4 thoughts on “A Sentimental Journey Through France and Italy, by Laurence Sterne, Limited Editions Club, 1936

  1. There are many fine editions of this deservedly popular work. The Heritage Press did a wonderful version during WW II, after the Nazi occupation of France, with a most interesting commentary in the Sandglass taking a very pro-France position–this before the US entered the war. It is illustrated by the great Sylvain Sauvage with water-colors made in Paris and sent to America just before the invasion.

    I also have a fascinating edition with illustrations by Norah McGuiness, done in a sort of crazy Art Deco style that rather than being annoyingly anachronistic, are rather captivating.

    There is a famous edition with illustrations by Maurice Leloir from the 19th century, one from The Black Sun Press with illustrations and decorations by Polia Chentoff, neither of which I’ve seen, but are very pricey. Of all the editions, the one which has my favorite illustrations is one from the Bodley Head Press, with delightful decorations and illustrations by the inimitable Valenti Angelo. It is hard to find a copy in fine condition, and I would love to see this edition redone some day with a production quality which matches that of the LEC edition, which is still the finest I’ve seen.

    Incidentally, the LED artist was Gill’s son-in-law–a former Trappist monk who married Petra Gill.

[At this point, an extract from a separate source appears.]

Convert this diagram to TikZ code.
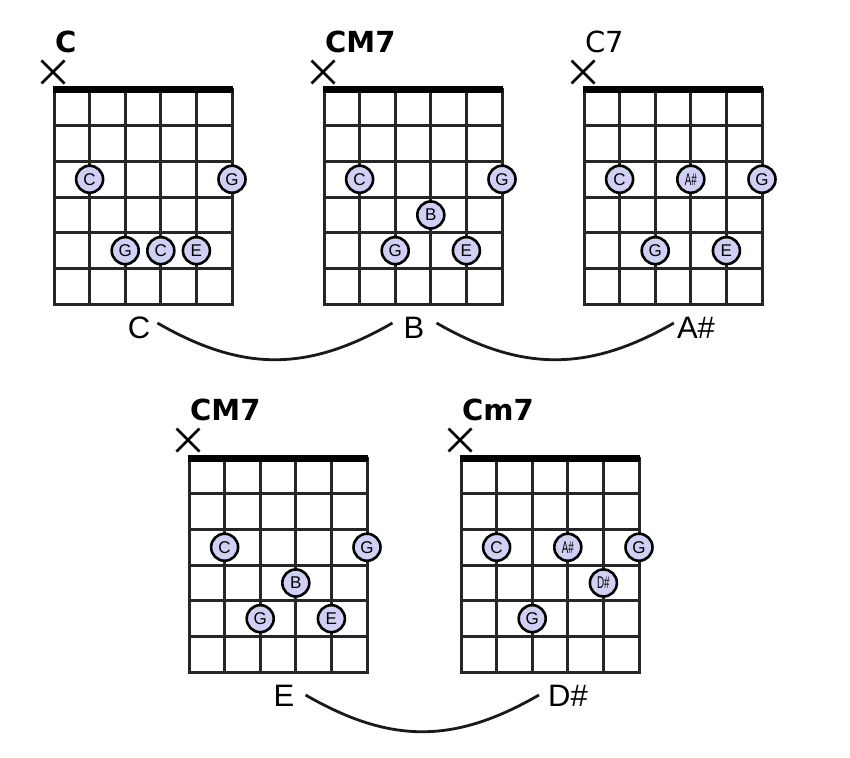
\documentclass[tikz,border=0pt]{standalone}
\usepackage{fontspec}
\setmainfont{Liberation Sans}
\newfontfamily\titlefont{DejaVu Sans}
\definecolor{dotfill}{RGB}{208,208,245}
\tikzset{
  gridline/.style={line width=3pt, draw=black!85, line cap=rect},
  nutline/.style={line width=7pt, draw=black, line cap=butt},
  notedot/.style={circle, draw=black, line width=2.6pt, fill=dotfill, minimum size=27pt, inner sep=0pt, font=\fontsize{17}{17}\selectfont},
  mutemark/.style={line width=2.5pt, draw=black},
  chordname/.style={anchor=base west, inner sep=0pt, font=\titlefont\bfseries\fontsize{29}{30}\selectfont},
  chordnamelight/.style={anchor=base west, inner sep=0pt, font=\titlefont\fontsize{29}{30}\selectfont},
  notelabel/.style={anchor=base, inner sep=0pt, font=\fontsize{31}{36}\selectfont},
  link/.style={line width=2.8pt, draw=black!90},
}
\newcommand\chordgrid{%
  \foreach \i in {0,...,5} \draw[gridline] (\i*35.6,0) -- (\i*35.6,214.2);
  \foreach \j in {1,...,6} \draw[gridline] (0,\j*35.7) -- (178,\j*35.7);
  \draw[nutline] (-1.3,0) -- (179.3,0);
  \draw[mutemark] (-12.5,-29.5) -- (10.5,-6.5) (-12.5,-6.5) -- (10.5,-29.5);
}
\newcommand\sharpnote[1]{\scalebox{0.58}[1]{#1\#}}
\begin{document}
\begin{tikzpicture}[x=1pt,y=-1pt]
\useasboundingbox (0,0) rectangle (850,757);

% ---- C ----
\begin{scope}[shift={(54,90)}]
  \chordgrid
  \node[chordname] (t1) at (1,-37) {C};
  \node[notedot] (c1a) at (35.6,89.25) {C};
  \node[notedot] (c1b) at (178,89.25) {G};
  \node[notedot] (c1c) at (71.2,160.65) {G};
  \node[notedot] (c1d) at (106.8,160.65) {C};
  \node[notedot] (c1e) at (142.4,160.65) {E};
\end{scope}

% ---- CM7 ----
\begin{scope}[shift={(324,90)}]
  \chordgrid
  \node[chordname] (t2) at (1,-37) {CM7};
  \node[notedot] (c2a) at (35.6,89.25) {C};
  \node[notedot] (c2b) at (178,89.25) {G};
  \node[notedot] (c2c) at (106.8,124.95) {B};
  \node[notedot] (c2d) at (71.2,160.65) {G};
  \node[notedot] (c2e) at (142.4,160.65) {E};
\end{scope}

% ---- C7 ----
\begin{scope}[shift={(584,90)}]
  \chordgrid
  \node[chordnamelight] (t3) at (1,-37) {C7};
  \node[notedot] (c3a) at (35.6,89.25) {C};
  \node[notedot] (c3b) at (106.8,89.25) {\sharpnote{A}};
  \node[notedot] (c3c) at (178,89.25) {G};
  \node[notedot] (c3d) at (71.2,160.65) {G};
  \node[notedot] (c3e) at (142.4,160.65) {E};
\end{scope}

% ---- CM7 (bottom) ----
\begin{scope}[shift={(189,458)}]
  \chordgrid
  \node[chordname] (t4) at (1,-38) {CM7};
  \node[notedot] (c4a) at (35.6,89.25) {C};
  \node[notedot] (c4b) at (178,89.25) {G};
  \node[notedot] (c4c) at (106.8,124.95) {B};
  \node[notedot] (c4d) at (71.2,160.65) {G};
  \node[notedot] (c4e) at (142.4,160.65) {E};
\end{scope}

% ---- Cm7 ----
\begin{scope}[shift={(461,458)}]
  \chordgrid
  \node[chordname] (t5) at (1,-38) {Cm7};
  \node[notedot] (c5a) at (35.6,89.25) {C};
  \node[notedot] (c5b) at (106.8,89.25) {\sharpnote{A}};
  \node[notedot] (c5c) at (178,89.25) {G};
  \node[notedot] (c5d) at (142.4,124.95) {\sharpnote{D}};
  \node[notedot] (c5e) at (71.2,160.65) {G};
\end{scope}

% ---- note labels ----
\node[notelabel] (lC) at (139,338) {C};
\node[notelabel] (lB) at (414,338) {B};
\node[notelabel] (lA) at (696,338) {A\#};
\node[notelabel] (lE) at (284,706) {E};
\node[notelabel] (lD) at (568,706) {D\#};

% ---- connecting arcs ----
\draw[link] ([xshift=7pt,yshift=15pt]lC.base east) .. controls +(85,49) and +(-85,49) .. ([xshift=-11pt,yshift=15pt]lB.base west);
\draw[link] ([xshift=12pt,yshift=15pt]lB.base east) .. controls +(85,49) and +(-85,49) .. ([xshift=-3pt,yshift=15pt]lA.base west);
\draw[link] ([xshift=11pt,yshift=11pt]lE.base east) .. controls +(85,49) and +(-85,49) .. ([xshift=-9pt,yshift=11pt]lD.base west);
\end{tikzpicture}
\end{document}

  2. My copy is in about the same condition as yours with just a tad darkening to the spine. I had forgotten that Eric Gill designed this LEC since I associate Gill more with his LEC Tragedy of Hamlet,which I am currently rebinding.

    This edition seems to have survived much bettter than other LECs of this period (1936). The coth covered slipcase is almost as new. The heavy buckram binding probly has something to do with its survival.

    This book was prined when I was one year old, but I had to wait a couple of years or so to read it. They say I was hard on books about this period (late 30s).